MESSAGE DU PRESIDENT DE LA REPUBLIQUE
DANS LE CADRE DU FORUM SUR L'AVENIR DE L'UNION EUROPEENNE DU SITE INTERNET DE LA PRESIDENCE DE LA REPUBLIQUE
PALAIS DE L'ELYSEE - MERCREDI 31 OCTOBRE 2001
Alors que le forum sur l'avenir de l'Europe est entré dans son sixième mois, je souhaite remercier tous ceux qui ont fait part de leurs opinions ou, simplement, visité le site. 31 000 accès au forum, 1159 messages, souvent très riches : l'intérêt que vous manifestez pour ce débat confirme que la prochaine réforme de l'Union européenne doit se préparer avec l'ensemble des citoyens.
Je veux vous assurer que vos réflexions contribueront à éclairer et orienter les positions de la France dans les travaux sur l'avenir de l'Union européenne, qui vont se poursuivre jusqu'en 2004.

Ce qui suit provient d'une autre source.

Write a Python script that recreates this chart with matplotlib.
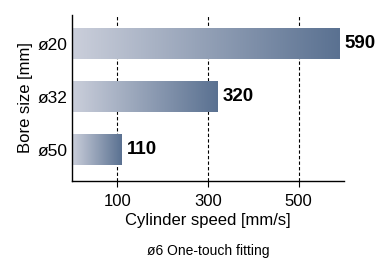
import matplotlib
matplotlib.use("Agg")
import matplotlib.pyplot as plt
import numpy as np
from matplotlib.colors import LinearSegmentedColormap

categories = ["ø50", "ø32", "ø20"]
speeds = [110, 320, 590]
xticks = [100, 300, 500]

plt.rcParams['font.family'] = ['Liberation Sans', 'DejaVu Sans']

fig = plt.figure(figsize=(3.83, 2.60), dpi=100)
ax = fig.add_axes([72/383, 1-181/260, (344-72)/383, (181-15)/260])

cmap = LinearSegmentedColormap.from_list("g", ["#cbcfdb", "#5a7191"])
ypos = np.arange(len(categories))
h = 0.585
bars = ax.barh(ypos, speeds, height=h, color="none", edgecolor="none", zorder=2)
grad = np.linspace(0, 1, 256).reshape(1, -1)
for b, v in zip(bars, speeds):
    y0 = b.get_y()
    ax.imshow(grad, cmap=cmap, extent=(0, v, y0, y0 + h), aspect='auto', zorder=2, interpolation='bicubic')
    ax.annotate(str(v), (v, y0 + h/2), xytext=(3.8, 0), textcoords='offset points',
                ha='left', va='center', fontsize=13.5, fontweight='bold', color='black')

ax.set_xlim(0, 600)
ax.set_ylim(-0.594, 2.54)
ax.set_xticks(xticks)
ax.set_xticklabels([str(t) for t in xticks], fontsize=12)
ax.set_yticks(ypos)
ax.set_yticklabels(categories, fontsize=12.5)
ax.tick_params(axis='y', length=0, pad=3.5)
ax.tick_params(axis='x', length=4, width=0.8, pad=5)
for t in xticks:
    ax.axvline(t, color='black', lw=0.8, ls=(0, (3, 2)), zorder=1)
for s in ['top', 'right']:
    ax.spines[s].set_visible(False)
ax.spines['left'].set_linewidth(1.0)
ax.spines['bottom'].set_linewidth(1.0)
ax.set_xlabel("Cylinder speed [mm/s]", fontsize=12, labelpad=3)
ax.set_ylabel("Bore size [mm]", fontsize=12, labelpad=3)
fig.text(208/383, 1-251/260, "ø6 One-touch fitting", ha='center', va='center', fontsize=10)

fig.savefig("out.png", dpi=100)
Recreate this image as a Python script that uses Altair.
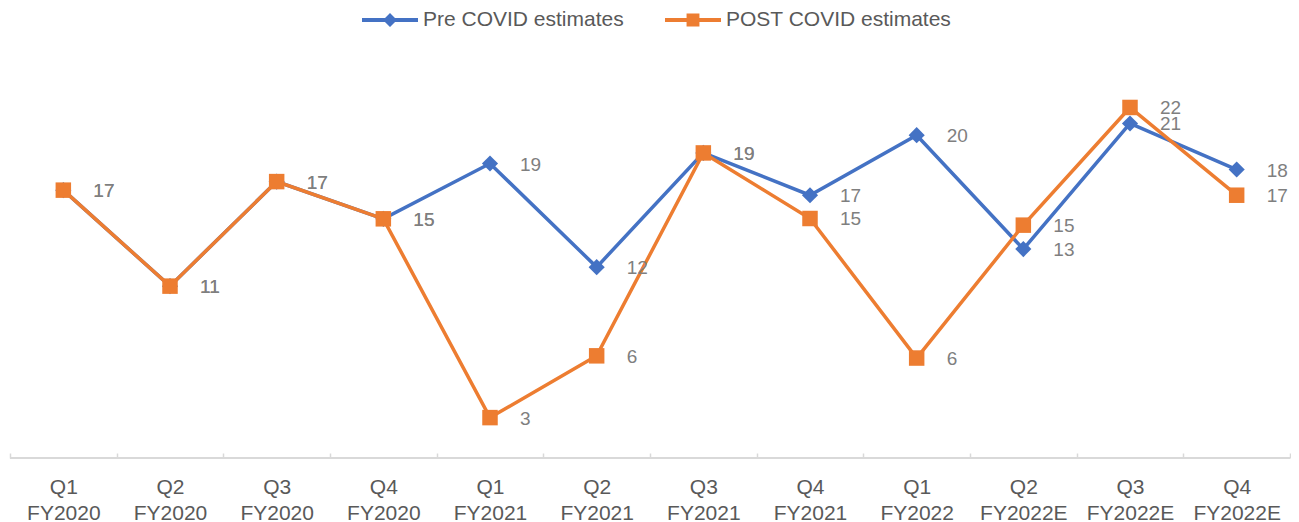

Une première synthèse des contributions laissées sur le site est en cours de réalisation. Elle sera communiquée au "groupe de personnalités" présidé par M. Guy Braibant et au ministère des affaires européennes, qui ont la responsabilité de coordonner le débat en France, dans la perspective du Conseil européen de Bruxelles-Laeken, les 14 et 15 décembre 2001.
Le texte de cette synthèse sera mis en ligne dans les prochaines semaines. Mais j'ai souhaité réagir, d'ores et déjà, à quelques messages, qui me paraissent représentatifs des préoccupations de nombre d'entre vous.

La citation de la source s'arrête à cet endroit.